▶ _Your instructions_: Any pictures should be left out; please print exactly the lines between the line with "Generate a component" and the line with "14, interval: 2", inclusive.

▶ _Source records_:
=======
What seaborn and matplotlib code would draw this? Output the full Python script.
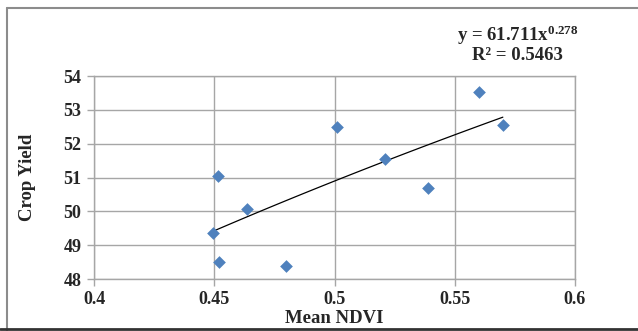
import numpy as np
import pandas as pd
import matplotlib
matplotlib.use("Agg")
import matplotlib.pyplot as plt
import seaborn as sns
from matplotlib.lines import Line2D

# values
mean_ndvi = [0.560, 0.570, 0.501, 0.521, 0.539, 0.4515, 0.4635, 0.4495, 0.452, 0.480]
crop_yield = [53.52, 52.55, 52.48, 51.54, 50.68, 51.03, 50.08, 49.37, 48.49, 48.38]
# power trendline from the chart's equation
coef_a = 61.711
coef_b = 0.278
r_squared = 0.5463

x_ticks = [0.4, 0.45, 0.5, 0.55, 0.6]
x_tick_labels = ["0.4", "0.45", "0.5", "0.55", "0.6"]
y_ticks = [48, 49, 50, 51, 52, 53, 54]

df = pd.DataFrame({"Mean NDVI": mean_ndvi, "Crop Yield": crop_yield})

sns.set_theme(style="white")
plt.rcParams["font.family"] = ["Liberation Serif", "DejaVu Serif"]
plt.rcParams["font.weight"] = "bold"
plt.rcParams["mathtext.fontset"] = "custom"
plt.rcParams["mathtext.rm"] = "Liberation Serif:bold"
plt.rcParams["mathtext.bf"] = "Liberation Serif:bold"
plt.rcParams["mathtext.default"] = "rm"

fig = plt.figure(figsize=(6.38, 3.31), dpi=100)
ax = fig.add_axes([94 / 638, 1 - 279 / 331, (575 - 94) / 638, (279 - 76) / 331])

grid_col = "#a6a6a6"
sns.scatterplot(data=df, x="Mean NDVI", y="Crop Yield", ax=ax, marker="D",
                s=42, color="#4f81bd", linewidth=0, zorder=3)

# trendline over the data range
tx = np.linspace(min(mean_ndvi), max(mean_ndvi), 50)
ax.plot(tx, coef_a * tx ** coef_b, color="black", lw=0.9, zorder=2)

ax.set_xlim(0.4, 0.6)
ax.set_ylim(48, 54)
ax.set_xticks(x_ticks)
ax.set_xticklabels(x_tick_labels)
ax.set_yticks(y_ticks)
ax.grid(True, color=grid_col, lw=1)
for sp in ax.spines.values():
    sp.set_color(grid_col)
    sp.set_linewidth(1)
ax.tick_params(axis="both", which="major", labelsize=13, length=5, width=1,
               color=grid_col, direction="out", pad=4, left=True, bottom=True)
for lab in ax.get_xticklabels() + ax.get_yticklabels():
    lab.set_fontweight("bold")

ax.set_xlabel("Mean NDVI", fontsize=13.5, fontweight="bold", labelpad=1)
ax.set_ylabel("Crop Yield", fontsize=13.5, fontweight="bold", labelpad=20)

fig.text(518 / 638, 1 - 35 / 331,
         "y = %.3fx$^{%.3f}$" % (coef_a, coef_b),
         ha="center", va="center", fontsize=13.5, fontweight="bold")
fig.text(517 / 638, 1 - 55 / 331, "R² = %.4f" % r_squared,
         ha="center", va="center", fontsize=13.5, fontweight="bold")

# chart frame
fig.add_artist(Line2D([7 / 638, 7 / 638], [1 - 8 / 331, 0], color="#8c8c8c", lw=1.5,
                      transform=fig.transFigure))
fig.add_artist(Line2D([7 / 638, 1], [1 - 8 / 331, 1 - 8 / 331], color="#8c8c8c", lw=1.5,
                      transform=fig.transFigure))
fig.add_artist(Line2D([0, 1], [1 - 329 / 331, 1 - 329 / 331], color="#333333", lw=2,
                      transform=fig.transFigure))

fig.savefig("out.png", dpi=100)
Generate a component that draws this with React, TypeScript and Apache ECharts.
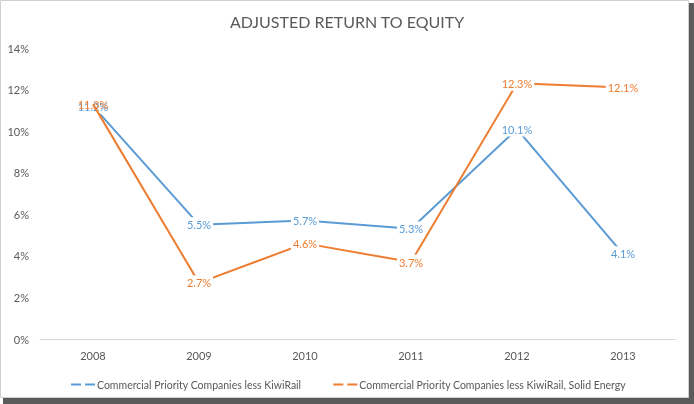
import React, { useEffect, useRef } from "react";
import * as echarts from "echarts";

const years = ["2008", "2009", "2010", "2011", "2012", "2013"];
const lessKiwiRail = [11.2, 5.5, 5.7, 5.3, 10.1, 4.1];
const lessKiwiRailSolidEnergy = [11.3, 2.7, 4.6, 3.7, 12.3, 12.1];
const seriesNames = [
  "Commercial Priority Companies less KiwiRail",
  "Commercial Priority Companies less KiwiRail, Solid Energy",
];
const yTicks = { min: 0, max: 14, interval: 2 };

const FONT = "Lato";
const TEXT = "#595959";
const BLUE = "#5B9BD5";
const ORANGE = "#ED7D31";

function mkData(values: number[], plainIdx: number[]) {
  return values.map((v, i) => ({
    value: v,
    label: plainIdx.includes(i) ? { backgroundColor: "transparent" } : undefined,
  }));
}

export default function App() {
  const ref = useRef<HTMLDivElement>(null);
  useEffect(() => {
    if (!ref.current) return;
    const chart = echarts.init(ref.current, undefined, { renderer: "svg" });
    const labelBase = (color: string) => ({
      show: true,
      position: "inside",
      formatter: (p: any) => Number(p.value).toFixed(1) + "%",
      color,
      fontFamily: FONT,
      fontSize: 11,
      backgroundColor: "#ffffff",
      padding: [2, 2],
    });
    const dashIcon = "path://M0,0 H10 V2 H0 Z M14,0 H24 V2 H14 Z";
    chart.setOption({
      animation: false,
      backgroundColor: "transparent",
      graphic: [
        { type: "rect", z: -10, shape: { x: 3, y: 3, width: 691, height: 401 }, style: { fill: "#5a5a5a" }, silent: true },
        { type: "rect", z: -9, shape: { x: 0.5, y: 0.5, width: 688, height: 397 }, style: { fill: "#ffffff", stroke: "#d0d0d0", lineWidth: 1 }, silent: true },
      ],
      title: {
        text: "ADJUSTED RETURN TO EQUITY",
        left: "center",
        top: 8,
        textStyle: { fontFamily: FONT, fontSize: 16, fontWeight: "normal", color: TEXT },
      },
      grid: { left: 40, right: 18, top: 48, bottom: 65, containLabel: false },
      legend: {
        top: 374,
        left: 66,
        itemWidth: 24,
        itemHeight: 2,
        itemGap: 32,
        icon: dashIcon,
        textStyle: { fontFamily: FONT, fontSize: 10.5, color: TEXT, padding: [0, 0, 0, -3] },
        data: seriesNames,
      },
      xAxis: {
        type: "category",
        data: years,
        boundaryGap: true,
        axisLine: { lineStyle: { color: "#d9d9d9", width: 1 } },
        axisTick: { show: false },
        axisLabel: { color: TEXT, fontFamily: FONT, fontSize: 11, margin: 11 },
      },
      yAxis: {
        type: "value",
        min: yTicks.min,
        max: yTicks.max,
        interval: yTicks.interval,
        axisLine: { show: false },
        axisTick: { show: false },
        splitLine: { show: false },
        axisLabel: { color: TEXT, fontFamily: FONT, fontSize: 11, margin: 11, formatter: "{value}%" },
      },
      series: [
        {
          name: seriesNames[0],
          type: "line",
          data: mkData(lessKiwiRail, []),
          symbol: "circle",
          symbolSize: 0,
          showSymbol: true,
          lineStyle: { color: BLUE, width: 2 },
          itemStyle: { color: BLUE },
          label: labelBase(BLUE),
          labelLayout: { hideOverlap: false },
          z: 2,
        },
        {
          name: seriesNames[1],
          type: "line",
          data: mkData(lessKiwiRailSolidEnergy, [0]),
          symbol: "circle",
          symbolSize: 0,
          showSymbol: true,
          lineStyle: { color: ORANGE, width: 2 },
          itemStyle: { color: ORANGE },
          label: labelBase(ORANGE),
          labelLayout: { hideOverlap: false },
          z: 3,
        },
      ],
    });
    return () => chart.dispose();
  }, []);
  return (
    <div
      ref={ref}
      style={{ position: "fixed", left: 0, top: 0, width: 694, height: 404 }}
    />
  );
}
=======
▶ _Response_:
Generate a component that draws this with React, TypeScript and Apache ECharts.
import React, { useEffect, useRef } from "react";
import * as echarts from "echarts";

const years = ["2008", "2009", "2010", "2011", "2012", "2013"];
const lessKiwiRail = [11.2, 5.5, 5.7, 5.3, 10.1, 4.1];
const lessKiwiRailSolidEnergy = [11.3, 2.7, 4.6, 3.7, 12.3, 12.1];
const seriesNames = [
  "Commercial Priority Companies less KiwiRail",
  "Commercial Priority Companies less KiwiRail, Solid Energy",
];
const yTicks = { min: 0, max: 14, interval: 2 };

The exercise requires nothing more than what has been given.